Section 13-8-2(a) of the Georgia Code provides that
[a] contract which is against the policy of the law cannot be enforced. Contracts deemed contrary to public policy include ... [c]ontracts in general restraint of trade.
These provisions would seem to render unenforceable any contractual restriction of competition. The Georgia courts have not adopted such an extreme view, however. Rather, they have held that the provisions permit the enforcement of "reasonable" restrictions, and have narrowly defined the term "reasonable." See, e.g., Orkin Exterminating Co. v. Dewberry, 204 Ga. 794, 51 S.E.2d 669, 675 (1949); Wedgewood Carpet Mills, Inc. v. Color-Set, Inc., 149 Ga.App. 417, 254 S.E.2d 421, 424 (1979).
The rule that restrictive covenants are to be strictly construed against the covenantee is commonly applied by states sharing Georgia's public policy stance with respect to restraints on trade. See, e.g., Harvest Ins. Agency, Inc. v. Inter-Ocean Ins. Co., 492 N.E.2d 686, 688 (Ind.1986)
Nonetheless, ACL argues that its interpretation should receive the benefit of the doubt because Hilton drafted the disputed language. In support of this argument, ACL cites Ga.Code Ann. Sec. 13-2-2(5) (1982), which states that "[i]f the construction [of a contract] is doubtful, that which goes most strongly against the party executing the instrument ... is generally to be preferred." This rule carries little force where, as here, both parties were represented by sophisticated counsel. See Trust Co. Bank v. MGM/UA Entertainment Co., 593 F.Supp. 580, 586 (N.D.Ga.1984), aff'd, 772 F.2d 740 (11th Cir.1985).

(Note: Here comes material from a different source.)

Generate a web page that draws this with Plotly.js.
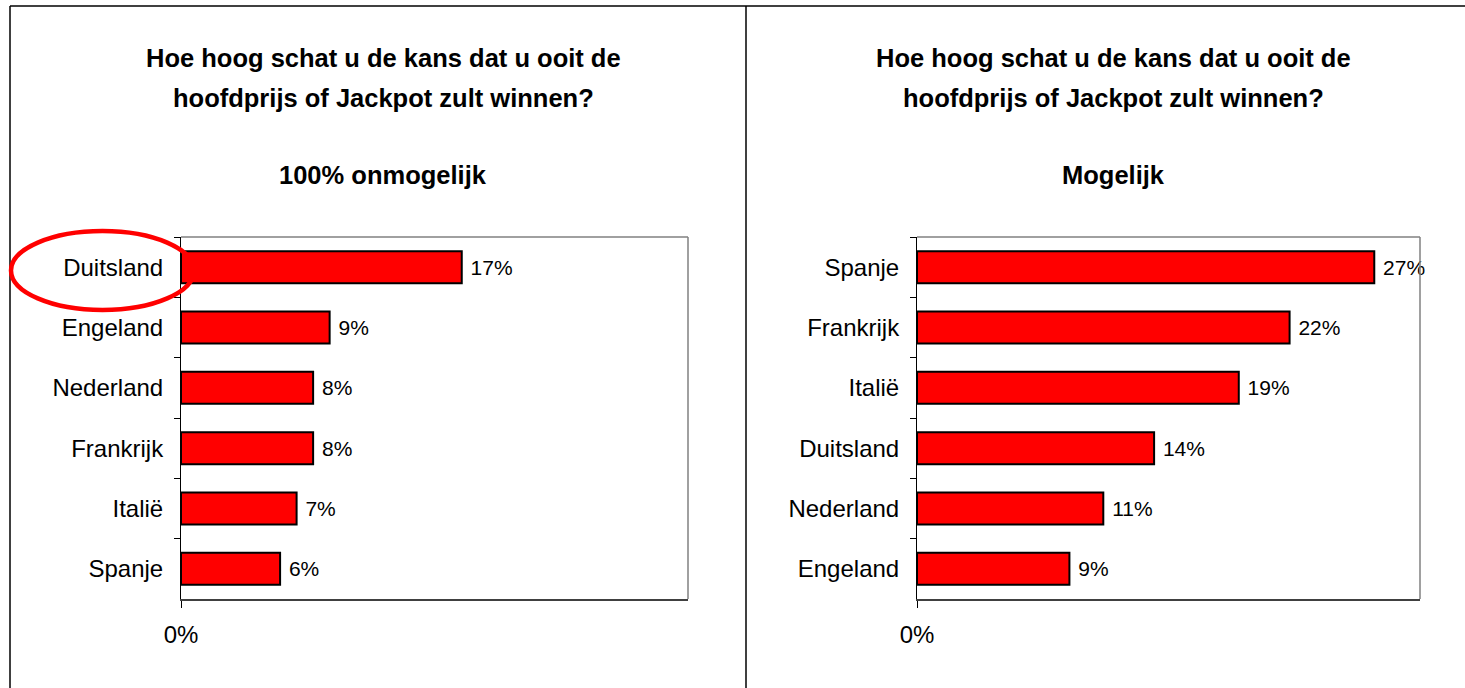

ACL contends that if the restrictive covenant is susceptible of more than one interpretation, it is ambiguous and therefore should be interpreted consistently with the parol evidence that ACL proffered to the district court. We need not tarry over this argument, for we have reviewed the proffered evidence and have concluded that it does not support ACL's interpretation of the covenant. ACL itself conceded in the brief it submitted to this court that "the parties [to the contract] never discussed whether and to what extent Hilton could rebuild on the old Hilton Inn site."